### Do this
Extract, exactly as written, each line from the start of the records below to the line containing "YAxis, CartesianGrid, Legend", both ends included; drop the pictures.

### Dataset entries
begin

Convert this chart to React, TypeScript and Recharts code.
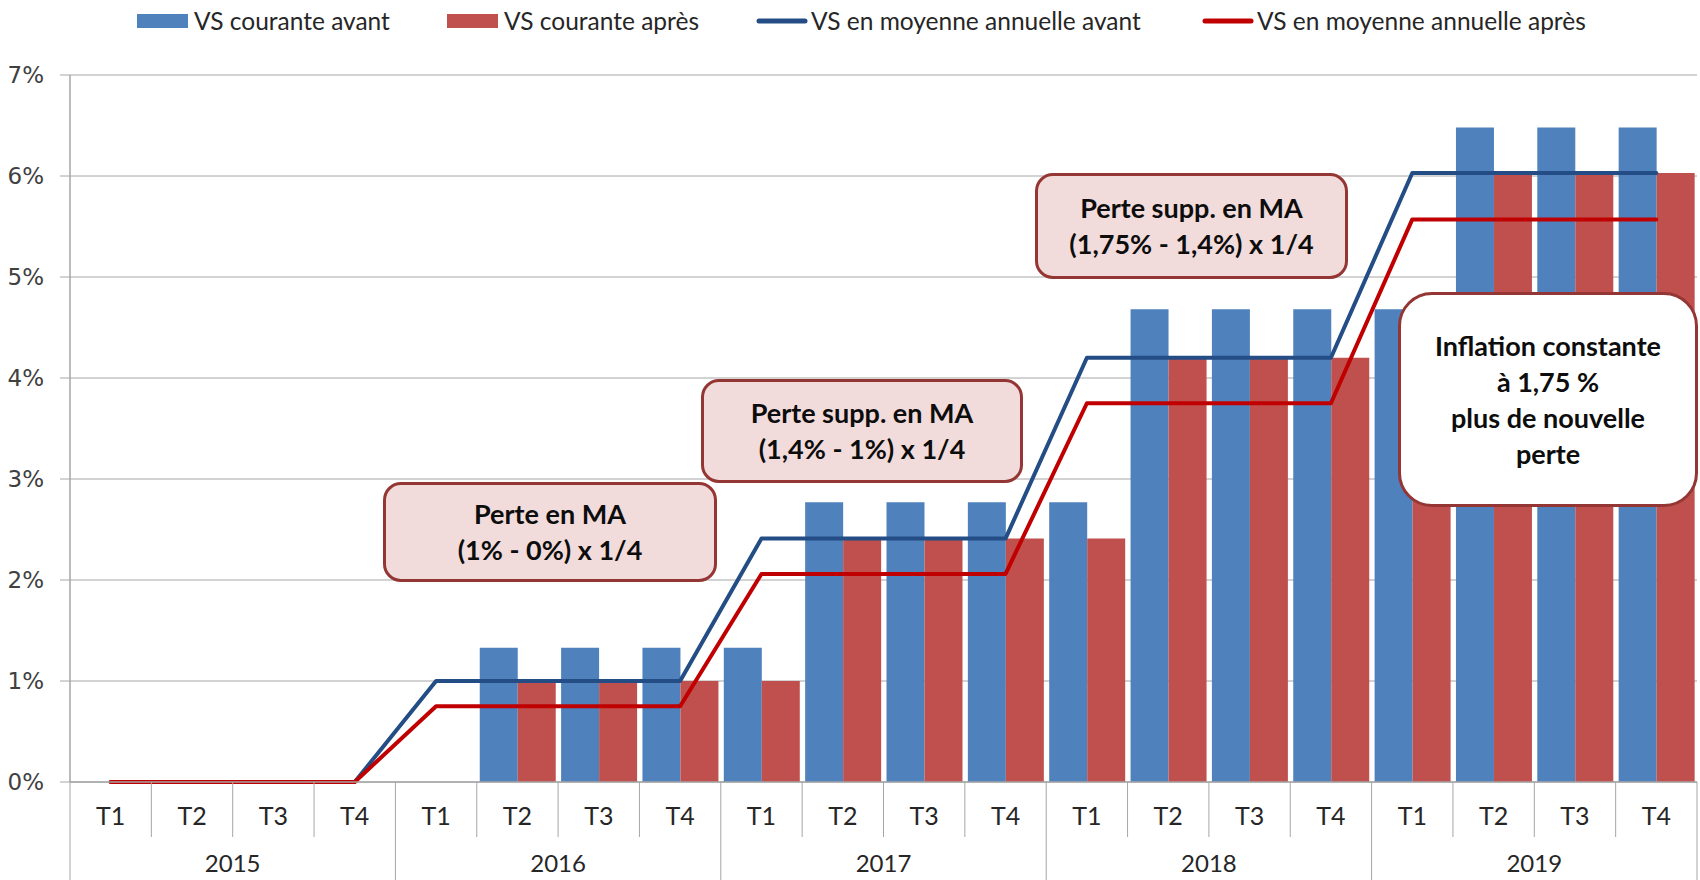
import React from 'react';
import { ComposedChart, Bar, Line, XAxis, YAxis, CartesianGrid, Legend } from 'recharts';

// ---------- data ----------
const quarters = ['T1', 'T2', 'T3', 'T4', 'T1', 'T2', 'T3', 'T4', 'T1', 'T2', 'T3', 'T4', 'T1', 'T2', 'T3', 'T4', 'T1', 'T2', 'T3', 'T4'];
const years = ['2015', '2016', '2017', '2018', '2019'];
const vsCouranteAvant = [0, 0, 0, 0, 0, 1.33, 1.33, 1.33, 1.33, 2.77, 2.77, 2.77, 2.77, 4.68, 4.68, 4.68, 4.68, 6.48, 6.48, 6.48];
const vsCouranteApres = [0, 0, 0, 0, 0, 1.0, 1.0, 1.0, 1.0, 2.41, 2.41, 2.41, 2.41, 4.2, 4.2, 4.2, 4.2, 6.03, 6.03, 6.03];
const vsMoyenneAvant = [0, 0, 0, 0, 1.0, 1.0, 1.0, 1.0, 2.41, 2.41, 2.41, 2.41, 4.2, 4.2, 4.2, 4.2, 6.03, 6.03, 6.03, 6.03];
const vsMoyenneApres = [0, 0, 0, 0, 0.75, 0.75, 0.75, 0.75, 2.06, 2.06, 2.06, 2.06, 3.75, 3.75, 3.75, 3.75, 5.57, 5.57, 5.57, 5.57];
const yTicks = [0, 1, 2, 3, 4, 5, 6, 7];
const seriesNames = ['VS courante avant', 'VS courante après', 'VS en moyenne annuelle avant', 'VS en moyenne annuelle après'];

const data = quarters.map((q, i) => ({
  q,
  year: years[Math.floor(i / 4)],
  ca: vsCouranteAvant[i],
  cp: vsCouranteApres[i],
  ma: vsMoyenneAvant[i],
  mp: vsMoyenneApres[i],
}));

// ---------- layout / style ----------
const W = 1700;
const H = 880;
const Y_AXIS_W = 70;
const MARGIN_RIGHT = 3;
const X_AXIS_H = 98;
const BAND = (W - Y_AXIS_W - MARGIN_RIGHT) / quarters.length;
const GRAY = '#A6A6A6';
const BLUE_BAR = '#4F81BD';
const RED_BAR = '#C0504D';
const BLUE_LINE = '#234D84';
const RED_LINE = '#C00000';
const CALIBRI = 'Lato, "Noto Sans", sans-serif';
const LEGEND_X = [137, 447, 756, 1202];

const QuarterTick = (props: any) => {
  const { x, y, payload } = props;
  const i: number = payload?.index ?? props.index ?? 0;
  const half = BAND / 2;
  const yearStart = i % 4 === 0;
  return (
    <g>
      <line x1={x - half} x2={x - half} y1={y} y2={yearStart ? H : y + 55} stroke={GRAY} strokeWidth={1} />
      {i === quarters.length - 1 && (
        <line x1={x + half} x2={x + half} y1={y} y2={H} stroke={GRAY} strokeWidth={1} />
      )}
      <text x={x} y={y + 33} textAnchor="middle" dominantBaseline="central" fontFamily={CALIBRI} fontSize={25} fill="#262626">
        {payload.value}
      </text>
      {yearStart && (
        <text x={x + 1.5 * BAND} y={y + 80} textAnchor="middle" dominantBaseline="central" fontFamily={CALIBRI} fontSize={24} fill="#262626">
          {years[i / 4]}
        </text>
      )}
    </g>
  );
};

const LegendContent = (props: any) => {
  const payload: any[] = [...(props.payload || [])].sort(
    (a, b) => seriesNames.indexOf(a.value) - seriesNames.indexOf(b.value)
  );
  return (
    <div style={{ position: 'relative', width: W, height: 40 }}>
      {payload.map((entry, idx) => (
        <div
          key={idx}
          style={{
            position: 'absolute',
            left: LEGEND_X[idx],
            top: 0,
            height: 42,
            display: 'flex',
            alignItems: 'center',
            whiteSpace: 'nowrap',
          }}
        >
          {entry.type === 'line' ? (
            <svg width={52} height={14} style={{ marginRight: 3 }}>
              <line x1={3} x2={49} y1={7} y2={7} stroke={entry.color} strokeWidth={5} strokeLinecap="round" />
            </svg>
          ) : (
            <div style={{ width: 51, height: 14, background: entry.color, marginRight: 6 }} />
          )}
          <span style={{ fontFamily: CALIBRI, fontSize: 24.5, color: '#262626', lineHeight: '30px' }}>{entry.value}</span>
        </div>
      ))}
    </div>
  );
};

type BoxProps = { left: number; top: number; width: number; height: number; lines: string[]; fill: string; radius: number };

const NoteBox = ({ left, top, width, height, lines, fill, radius }: BoxProps) => (
  <div
    style={{
      position: 'absolute',
      left,
      top,
      width,
      height,
      boxSizing: 'border-box',
      border: '3.5px solid #943634',
      borderRadius: radius,
      background: fill,
      display: 'flex',
      flexDirection: 'column',
      alignItems: 'center',
      justifyContent: 'center',
      fontFamily: CALIBRI,
      fontWeight: 700,
      fontSize: 27,
      lineHeight: '36px',
      color: '#0D0D0D',
      textAlign: 'center',
      whiteSpace: 'nowrap',
    }}
  >
    {lines.map((l, i) => (
      <div key={i}>{l}</div>
    ))}
  </div>
);

export default function App() {
  return (
    <div style={{ position: 'absolute', left: 0, top: 0, width: W, height: H, background: '#fff' }}>
      <ComposedChart
        width={W}
        height={H}
        data={data}
        margin={{ top: 35, right: MARGIN_RIGHT, bottom: 0, left: 0 }}
        barCategoryGap={3}
        barGap={0}
      >
        <CartesianGrid vertical={false} stroke={GRAY} strokeWidth={1} />
        <XAxis
          dataKey="q"
          interval={0}
          height={X_AXIS_H}
          tickSize={0}
          tickMargin={0}
          tickLine={false}
          axisLine={{ stroke: GRAY, strokeWidth: 1.5 }}
          tick={<QuarterTick />}
        />
        <YAxis
          width={Y_AXIS_W}
          domain={[0, 7]}
          ticks={yTicks}
          interval={0}
          tickFormatter={(v: number) => `${v}%`}
          tickSize={10}
          tickMargin={16}
          tickLine={{ stroke: GRAY }}
          axisLine={{ stroke: GRAY, strokeWidth: 1.5 }}
          tick={{ fontFamily: '"DejaVu Sans", Verdana, sans-serif', fontSize: 23, fill: '#404040' }}
        />
        <Legend
          verticalAlign="top"
          align="left"
          content={<LegendContent />}
          wrapperStyle={{ top: 0, left: 0, width: W, height: 40 }}
        />
        <Bar dataKey="ca" name={seriesNames[0]} fill={BLUE_BAR} isAnimationActive={false} legendType="rect" />
        <Bar dataKey="cp" name={seriesNames[1]} fill={RED_BAR} isAnimationActive={false} legendType="rect" />
        <Line
          dataKey="ma"
          name={seriesNames[2]}
          type="linear"
          stroke={BLUE_LINE}
          strokeWidth={4}
          dot={false}
          strokeLinecap="round"
          strokeLinejoin="round"
          isAnimationActive={false}
          legendType="line"
        />
        <Line
          dataKey="mp"
          name={seriesNames[3]}
          type="linear"
          stroke={RED_LINE}
          strokeWidth={4}
          dot={false}
          strokeLinecap="round"
          strokeLinejoin="round"
          isAnimationActive={false}
          legendType="line"
        />
      </ComposedChart>

      <NoteBox left={383} top={482} width={334} height={100} radius={18} fill="#F2DCDB" lines={['Perte en MA', '(1% - 0%) x 1/4']} />
      <NoteBox left={701} top={379} width={322} height={104} radius={18} fill="#F2DCDB" lines={['Perte supp. en MA', '(1,4% - 1%) x 1/4']} />
      <NoteBox left={1035} top={173} width={313} height={106} radius={18} fill="#F2DCDB" lines={['Perte supp. en MA', '(1,75% - 1,4%) x 1/4']} />
      <NoteBox
        left={1398}
        top={292}
        width={300}
        height={215}
        radius={34}
        fill="#FFFFFF"
        lines={['Inflation constante', 'à 1,75 %', 'plus de nouvelle', 'perte']}
      />
    </div>
  );
}
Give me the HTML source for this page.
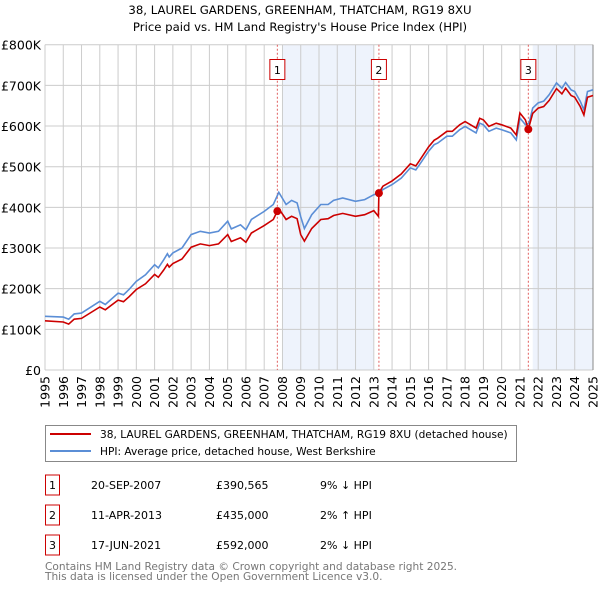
<!DOCTYPE html>
<html><head><meta charset="utf-8">
<style>
body{margin:0;background:#fff;font-family:"Liberation Sans","DejaVu Sans",sans-serif;}
#wrap{position:relative;width:600px;height:590px;overflow:hidden;}
svg text{font-family:"DejaVu Sans","Liberation Sans",sans-serif;}
</style></head>
<body>
<div id="wrap">
<svg id="chart" width="600" height="590"></svg>
</div>
<script>
const hpiYears=[1995,1996,1996.3,1996.6,1997,1998,1998.3,1999,1999.3,1999.6,2000,2000.5,2001,2001.2,2001.5,2001.7,2001.8,2002,2002.5,2003,2003.5,2004,2004.5,2005,2005.2,2005.7,2006,2006.3,2007,2007.5,2007.8,2008.2,2008.5,2008.8,2009.0,2009.2,2009.6,2010.1,2010.5,2010.8,2011.3,2012,2012.5,2013,2013.3,2013.5,2014,2014.5,2015,2015.3,2015.5,2016,2016.3,2016.5,2017,2017.3,2017.7,2018,2018.3,2018.6,2018.8,2019,2019.3,2019.7,2020,2020.5,2020.8,2021,2021.3,2021.5,2021.7,2022,2022.3,2022.6,2023,2023.3,2023.5,2023.8,2024,2024.3,2024.5,2024.7,2025];
const hpiValues=[132,130,125,138,140,169,161,189,185,198,218,234,259,251,271,286,278,288,300,333,341,337,341,366,347,357,345,370,390,407,437,407,417,411,377,348,382,407,407,417,423,415,419,431,435,444,456,472,497,492,505,538,554,558,575,575,591,599,591,583,607,603,587,595,591,583,566,620,603,607,644,657,661,677,706,693,707,689,685,661,640,685,689];
const priceYears=[1995,1996,1996.3,1996.6,1997,1998,1998.3,1999,1999.3,1999.6,2000,2000.5,2001,2001.2,2001.5,2001.7,2001.8,2002,2002.5,2003,2003.5,2004,2004.5,2005,2005.2,2005.7,2006,2006.3,2007,2007.5,2007.72,2007.8,2008.2,2008.5,2008.8,2009.0,2009.2,2009.6,2010.1,2010.5,2010.8,2011.3,2012,2012.5,2013,2013.25,2013.28,2013.5,2014,2014.5,2015,2015.3,2015.5,2016,2016.3,2016.5,2017,2017.3,2017.7,2018,2018.3,2018.6,2018.8,2019,2019.3,2019.7,2020,2020.5,2020.8,2021,2021.3,2021.46,2021.7,2022,2022.3,2022.6,2023,2023.3,2023.5,2023.8,2024,2024.3,2024.5,2024.7,2025];
const priceValues=[121,118,113,125,127,155,148,172,168,180,198,212,235,228,246,260,253,262,273,302,310,306,310,333,316,325,314,337,355,370,391,397,370,378,372,333,317,348,370,372,380,385,378,382,392,378,435,452,465,482,507,502,515,549,565,570,587,587,603,611,603,595,619,615,599,607,603,595,578,632,615,592,631,644,648,663,692,679,693,675,671,648,627,671,675];
const saleLabels=["1","2","3"];
const saleYears=[2007.72,2013.28,2021.46];
const saleValues=[390.565,435,592];
const yTicks=[0,100,200,300,400,500,600,700,800];
const yTickLabels=["£0","£100K","£200K","£300K","£400K","£500K","£600K","£700K","£800K"];
const xTicks=[1995,1996,1997,1998,1999,2000,2001,2002,2003,2004,2005,2006,2007,2008,2009,2010,2011,2012,2013,2014,2015,2016,2017,2018,2019,2020,2021,2022,2023,2024,2025];
const shadeStarts=[2008.0,2021.7];
const shadeEnds=[2013.0,2025];

const L=45,R=593,T=44.7,B=370;
const X=y=>L+(y-1995)/30*(R-L);
const Y=v=>B-v/800*(B-T);
const NS="http://www.w3.org/2000/svg";
const svg=document.getElementById('chart');
function mk(tag,attrs,parent){const e=document.createElementNS(NS,tag);for(const k in attrs)e.setAttribute(k,attrs[k]);(parent||svg).appendChild(e);return e;}

const title1=mk('text',{x:300,y:14,'text-anchor':'middle','font-size':11.7,fill:'#000'});


title1.textContent="38, LAUREL GARDENS, GREENHAM, THATCHAM, RG19 8XU";
const title2=mk('text',{x:300,y:31,'text-anchor':'middle','font-size':11.7,fill:'#000'});


title2.textContent="Price paid vs. HM Land Registry's House Price Index (HPI)";

shadeStarts.forEach((s,i)=>{
  const r=mk('rect',{x:X(s),y:T,width:X(shadeEnds[i])-X(s),height:B-T,fill:'#eef3fc'});
  
  
});
yTicks.forEach((v,i)=>{
  const l=mk('line',{x1:L,x2:R,y1:Y(v),y2:Y(v),stroke:'#cccccc','stroke-width':1});
  
  
  const t=mk('text',{x:L-4,y:Y(v)+5,'text-anchor':'end','font-size':12.5,fill:'#000'});
  
  
  t.textContent=yTickLabels[i];
});
xTicks.forEach(yr=>{
  const l=mk('line',{x1:X(yr),x2:X(yr),y1:T,y2:B,stroke:'#cccccc','stroke-width':1});
  
  
  const t=mk('text',{x:0,y:0,'text-anchor':'end','font-size':12.5,fill:'#000',transform:`translate(${X(yr)+4.5},${B+6}) rotate(-90)`});
  
  
  t.textContent=String(yr);
});
const rb=mk('line',{x1:R,x2:R,y1:T,y2:B,stroke:'#888','stroke-width':1});



saleYears.forEach((yr,i)=>{
  const l=mk('line',{x1:X(yr),x2:X(yr),y1:T,y2:B,stroke:'#e06060','stroke-width':1,'stroke-dasharray':'2,2'});
  
  
  const r=mk('rect',{x:X(yr)-7.5,y:59.5,width:15,height:20,fill:'#fff',stroke:'#cc0000','stroke-width':1});
  
  
  const t=mk('text',{x:X(yr),y:74,'text-anchor':'middle','font-size':11,fill:'#000'});
  
  
  t.textContent=saleLabels[i];
});

function pathFor(xs,vs){return xs.map((x,i)=>(i?'L':'M')+X(x).toFixed(1)+','+Y(vs[i]).toFixed(1)).join(' ');}
const hp=mk('path',{d:pathFor(hpiYears,hpiValues),fill:'none',stroke:'#5b8ed6','stroke-width':1.6});


const pp=mk('path',{d:pathFor(priceYears,priceValues),fill:'none',stroke:'#cc0000','stroke-width':1.6});


saleYears.forEach((yr,i)=>{
  const c=mk('circle',{cx:X(yr),cy:Y(saleValues[i]),r:4,fill:'#cc0000'});
  
  
});

// legend
const lg=mk('rect',{x:45.5,y:425.5,width:471,height:36,fill:'#fff',stroke:'#888','stroke-width':1});


const l1=mk('line',{x1:50,x2:91,y1:434,y2:434,stroke:'#cc0000','stroke-width':2});


const lt1=mk('text',{x:100,y:438,'font-size':10.6,fill:'#000'});


lt1.textContent="38, LAUREL GARDENS, GREENHAM, THATCHAM, RG19 8XU (detached house)";
const l2=mk('line',{x1:50,x2:91,y1:451,y2:451,stroke:'#5b8ed6','stroke-width':2});


const lt2=mk('text',{x:100,y:455,'font-size':10.6,fill:'#000'});


lt2.textContent="HPI: Average price, detached house, West Berkshire";

const rowDates=["20-SEP-2007","11-APR-2013","17-JUN-2021"];
const rowPrices=["£390,565","£435,000","£592,000"];
const rowHpi=["9% ↓ HPI","2% ↑ HPI","2% ↓ HPI"];
rowDates.forEach((d,i)=>{
  const cy=485+i*30;
  const b=mk('rect',{x:45.5,y:cy-10,width:14,height:20,fill:'#fff',stroke:'#cc0000','stroke-width':1});
  
  
  const n=mk('text',{x:52.5,y:cy+4,'text-anchor':'middle','font-size':11,fill:'#000'});
  
  
  n.textContent=saleLabels[i];
  const t1=mk('text',{x:91,y:cy+4,'font-size':11,fill:'#000'});
  
  
  t1.textContent=d;
  const t2=mk('text',{x:216,y:cy+4,'font-size':11,fill:'#000'});
  
  
  t2.textContent=rowPrices[i];
  const t3=mk('text',{x:320,y:cy+4,'font-size':11,fill:'#000'});
  
  
  t3.textContent=rowHpi[i];
});
const f1=mk('text',{x:45,y:570,'font-size':10.6,fill:'#777'});


f1.textContent="Contains HM Land Registry data © Crown copyright and database right 2025.";
const f2=mk('text',{x:45,y:580,'font-size':10.6,fill:'#777'});


f2.textContent="This data is licensed under the Open Government Licence v3.0.";
</script>
</body></html>
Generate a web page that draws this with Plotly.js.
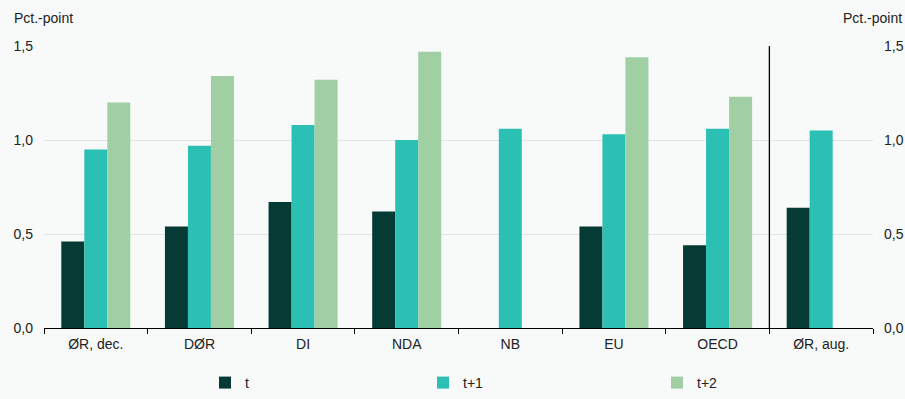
<!DOCTYPE html>
<html>
<head>
<meta charset="utf-8">
<script src="https://cdn.plot.ly/plotly-3.0.1.min.js"></script>
<style>html,body{margin:0;padding:0;background:#f8f9f9;}</style>
</head>
<body>
<div id="chart" style="width:905px;height:399px;"></div>
<script>
const categories = ["ØR, dec.", "DØR", "DI", "NDA", "NB", "EU", "OECD", "ØR, aug."];
const seriesT  = [0.46, 0.54, 0.67, 0.62, null, 0.54, 0.44, 0.64];
const seriesT1 = [0.95, 0.97, 1.08, 1.00, 1.06, 1.03, 1.06, 1.05];
const seriesT2 = [1.20, 1.34, 1.32, 1.47, null, 1.44, 1.23, null];
const seriesNames = ["t", "t+1", "t+2"];
const yTicks = [0, 0.5, 1.0, 1.5];

const colors = ["#053a35", "#2cbfb3", "#a1cfa4"];
const font = {family: "Liberation Sans, Arial, sans-serif", size: 14, color: "#222"};

const traces = [seriesT, seriesT1, seriesT2].map((vals, i) => ({
  type: "bar",
  name: seriesNames[i],
  x: categories,
  y: vals,
  marker: {color: colors[i], line: {width: 0}},
  legend: i === 0 ? "legend" : (i === 1 ? "legend2" : "legend3"),
  hoverinfo: "x+y"
}));
// invisible trace to draw right axis
traces.push({type: "bar", x: categories, y: seriesT1.map(() => null), yaxis: "y2", showlegend: false, hoverinfo: "skip"});

const legendCommon = {orientation: "h", yanchor: "middle", y: -0.195, xanchor: "left",
  bgcolor: "rgba(0,0,0,0)", font: font, itemwidth: 30};

const layout = {
  width: 905, height: 399,
  margin: {l: 44, r: 32, t: 46, b: 71, autoexpand: false},
  paper_bgcolor: "#f8f9f9",
  plot_bgcolor: "#f8f9f9",
  font: font,
  separators: ",.",
  barmode: "group",
  bargap: 0.334,
  bargroupgap: 0,
  xaxis: {
    type: "category",
    tickson: "boundaries",
    ticks: "outside", ticklen: 5, tickcolor: "#000", tickwidth: 1,
    showline: true, linecolor: "#000", linewidth: 1.3,
    showgrid: false, zeroline: false,
    tickfont: font, ticklabelstandoff: 3
  },
  yaxis: {
    range: [0, 1.5], tickvals: yTicks, tickformat: ".1f",
    showgrid: true, gridcolor: "#e2e4e4", gridwidth: 1,
    zeroline: false, showline: false, ticks: "", tickfont: font,
    ticklabelstandoff: 10
  },
  yaxis2: {
    range: [0, 1.5], tickvals: yTicks, tickformat: ".1f",
    overlaying: "y", side: "right", showgrid: false, zeroline: false,
    showline: false, ticks: "", tickfont: font, ticklabelstandoff: 10
  },
  showlegend: true,
  legend:  Object.assign({}, legendCommon, {x: (205 - 44) / 829}),
  legend2: Object.assign({}, legendCommon, {x: (423 - 44) / 829}),
  legend3: Object.assign({}, legendCommon, {x: (657 - 44) / 829}),
  shapes: [{type: "line", xref: "x", yref: "paper", x0: 6.5, x1: 6.5, y0: 0, y1: 1,
    line: {color: "#000", width: 1.3}}],
  annotations: [
    {text: "Pct.-point", xref: "paper", yref: "paper", x: -32/829, y: 1 + (46-18)/282,
     xanchor: "left", yanchor: "middle", showarrow: false, font: font},
    {text: "Pct.-point", xref: "paper", yref: "paper", x: 1 + 31/829, y: 1 + (46-18)/282,
     xanchor: "right", yanchor: "middle", showarrow: false, font: font}
  ]
};

Plotly.newPlot("chart", traces, layout, {displayModeBar: false, staticPlot: true});
</script>
</body>
</html>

end

### Written solution
Convert this chart to React, TypeScript and Recharts code.
import React from 'react';
import { ComposedChart, Bar, Line, XAxis, YAxis, CartesianGrid, Legend } from 'recharts';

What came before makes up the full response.